2. L’unico motivo di ricorso, col quale sì deduce vizio di motivazione, presenta diversi profili di inammissibilità. Premesso infatti che nella specie, pur denunciandosi impropriamente vizio di motivazione, in realtà la sentenza impugnata viene censurata per un errore di diritto, consistente nel non essersi i giudici del rinvio uniformati al “principio di diritto e comunque a quanto statuito dalla Corte” (art. 384 c.p.c., comma 2) e che conseguentemente, per un verso, manca il quesito prescritto per la censura effettivamente proposta, e, per altro verso, la censura per vizio di motivazione risulta generica e non autosufficiente in quanto non indica fatti decisivi e controversi in ipotesi trascurati o mal valutati dai giudici d’appello nè tantomeno riporta in ricorso e produce i documenti o gli atti dai quali tali fatti risulterebbero, ciò in violazione dell’art. 366 c.p.c., n. 6 e art. 369 c.p.c., n. 4, oltre che dell’art. 366 bis c.p.c., comma 2, a norma del quale è richiesta una illustrazione che, pur libera da rigidità formali, si deve concretizzare in una esposizione chiara e sintetica del fatto controverso – in relazione al quale la motivazione si assume omessa o contraddittoria – ovvero delle ragioni per le quali la dedotta insufficienza rende inidonea la motivazione a giustificare la decisione, essendo peraltro da evidenziare che, secondo la giurisprudenza di questo giudice di legittimità, l’onere di indicare chiaramente tale fatto ovvero le ragioni per le quali la motivazione è insufficiente, imposto dal citato art. 366 bis c.p.c., deve essere adempiuto non già e non solo illustrando il relativo motivo di ricorso, ma anche formulando, al termine di esso, una indicazione riassuntiva e sintetica, che costituisca un “quid pluris” rispetto all’illustrazione del motivo, e che consenta al giudice di valutare immediatamente l’ammissibilità del ricorso (v. cass. n. 8897 del 2008).
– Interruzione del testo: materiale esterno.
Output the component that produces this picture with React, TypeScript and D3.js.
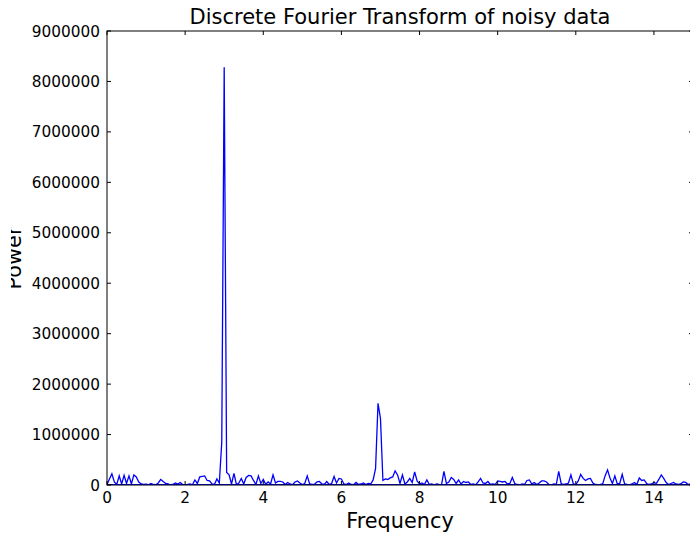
import React from "react";
import * as d3 from "d3";

const title = "Discrete Fourier Transform of noisy data";
const xLabel = "Frequency";
const yLabel = "Power";
const xTicks = [0, 2, 4, 6, 8, 10, 12, 14];
const yTicks = [0, 1000000, 2000000, 3000000, 4000000, 5000000, 6000000, 7000000, 8000000, 9000000];
const freqStep = 0.0625;
// power values (in thousands) at frequency index * freqStep
const powerK = [
  10, 120, 220, 60, 10, 180, 20, 190, 30, 180, 20, 200, 160, 60, 20, 10,
  15, 5, 30, 10, 5, 40, 110, 70, 30, 20, 5, 10, 40, 20, 50, 10,
  5, 10, 20, 5, 100, 30, 160, 170, 180, 90, 80, 20, 10, 120, 40, 850,
  8280, 250, 200, 20, 230, 10, 40, 130, 20, 150, 190, 180, 90, 10, 180, 30,
  110, 15, 60, 20, 200, 40, 70, 70, 60, 10, 50, 20, 5, 60, 80, 40,
  10, 30, 180, 20, 10, 15, 60, 70, 20, 10, 70, 10, 30, 170, 40, 130,
  120, 20, 10, 40, 10, 5, 50, 10, 20, 40, 10, 30, 20, 100, 330, 1620,
  1320, 90, 120, 110, 140, 160, 280, 200, 30, 200, 20, 60, 130, 50, 260, 80,
  20, 40, 10, 100, 10, 20, 5, 20, 10, 5, 270, 30, 60, 150, 110, 30,
  100, 20, 70, 50, 60, 10, 20, 5, 60, 130, 40, 30, 70, 10, 20, 10,
  80, 70, 60, 70, 20, 30, 150, 30, 10, 5, 20, 10, 90, 100, 20, 50,
  10, 40, 80, 80, 60, 10, 5, 20, 10, 270, 30, 10, 20, 40, 200, 20,
  10, 80, 210, 130, 90, 120, 130, 40, 10, 5, 10, 20, 180, 300, 140, 30,
  180, 20, 30, 210, 20, 10, 5, 20, 50, 10, 140, 90, 100, 30, 10, 20,
  50, 30, 110, 200, 130, 50, 10, 30, 50, 20, 10, 20, 60, 50, 10, 20,
  30,
];
// value of the wrap-around segment (last positive -> first negative frequency)
const wrapK = 8;

const W = 690;
const H = 533;
const L = 107;
const T = 31;
const R = 693;
const B = 485;

export default function App() {
  const x = d3.scaleLinear().domain([0, 15]).range([L, R]);
  const y = d3.scaleLinear().domain([0, 9000000]).range([B, T]);
  const pts: [number, number][] = powerK.map((v, i) => [i * freqStep, v * 1000]);
  pts.push([40, wrapK * 1000]);
  pts.push([-40, wrapK * 1000]);
  const line = d3
    .line<[number, number]>()
    .x((d) => x(d[0]))
    .y((d) => y(d[1]));
  const font = "'DejaVu Sans', sans-serif";
  return (
    <svg
      width={W}
      height={H}
      style={{ position: "absolute", left: 0, top: 0, background: "#fff" }}
      fontFamily={font}
    >
      <rect x={0} y={0} width={W} height={H} fill="#fff" />
      <defs>
        <clipPath id="plot">
          <rect x={L} y={T} width={R - L} height={B - T} />
        </clipPath>
        <clipPath id="ylab">
          <rect x={11} y={0} width={60} height={H} />
        </clipPath>
      </defs>
      <path d={line(pts) || ""} fill="none" stroke="#0000ff" strokeWidth={1.3} clipPath="url(#plot)" />
      {/* spines */}
      <rect x={L} y={T} width={R - L} height={B - T} fill="none" stroke="#000" strokeWidth={1} />
      {/* x ticks */}
      {xTicks.map((t) => (
        <g key={"x" + t}>
          <line x1={x(t)} x2={x(t)} y1={B} y2={B - 4} stroke="#000" />
          <line x1={x(t)} x2={x(t)} y1={T} y2={T + 4} stroke="#000" />
          <text x={x(t)} y={503} textAnchor="middle" fontSize={15.3} fill="#000">
            {t}
          </text>
        </g>
      ))}
      {yTicks.map((t) => (
        <g key={"y" + t}>
          <line x1={L} x2={L + 4} y1={y(t)} y2={y(t)} stroke="#000" />
          <line x1={R} x2={R - 4} y1={y(t)} y2={y(t)} stroke="#000" />
          <text x={100} y={y(t)} dy="0.36em" textAnchor="end" fontSize={15.3} fill="#000">
            {String(t)}
          </text>
        </g>
      ))}
      <text x={(L + R) / 2} y={24} textAnchor="middle" fontSize={21} fill="#000">
        {title}
      </text>
      <text x={(L + R) / 2} y={528} textAnchor="middle" fontSize={20.8} fill="#000">
        {xLabel}
      </text>
      <g clipPath="url(#ylab)">
        <text
          transform={`translate(21,${(T + B) / 2}) rotate(-90)`}
          textAnchor="middle"
          fontSize={20.8}
          fill="#000"
        >
          {yLabel}
        </text>
      </g>
    </svg>
  );
}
Il ricorso deve essere pertanto dichiarato inammissibile. Le spese seguono la soccombenza.

P.Q.M.

Dichiara inammissibile il ricorso e condanna parte ricorrente alle spese del presente giudizio di legittimità che liquida in Euro 1.400,00 di cui Euro 1.200,00 per onorari, oltre spese generali e accessori di legge.

Così deciso in Roma, il 1 dicembre 2009.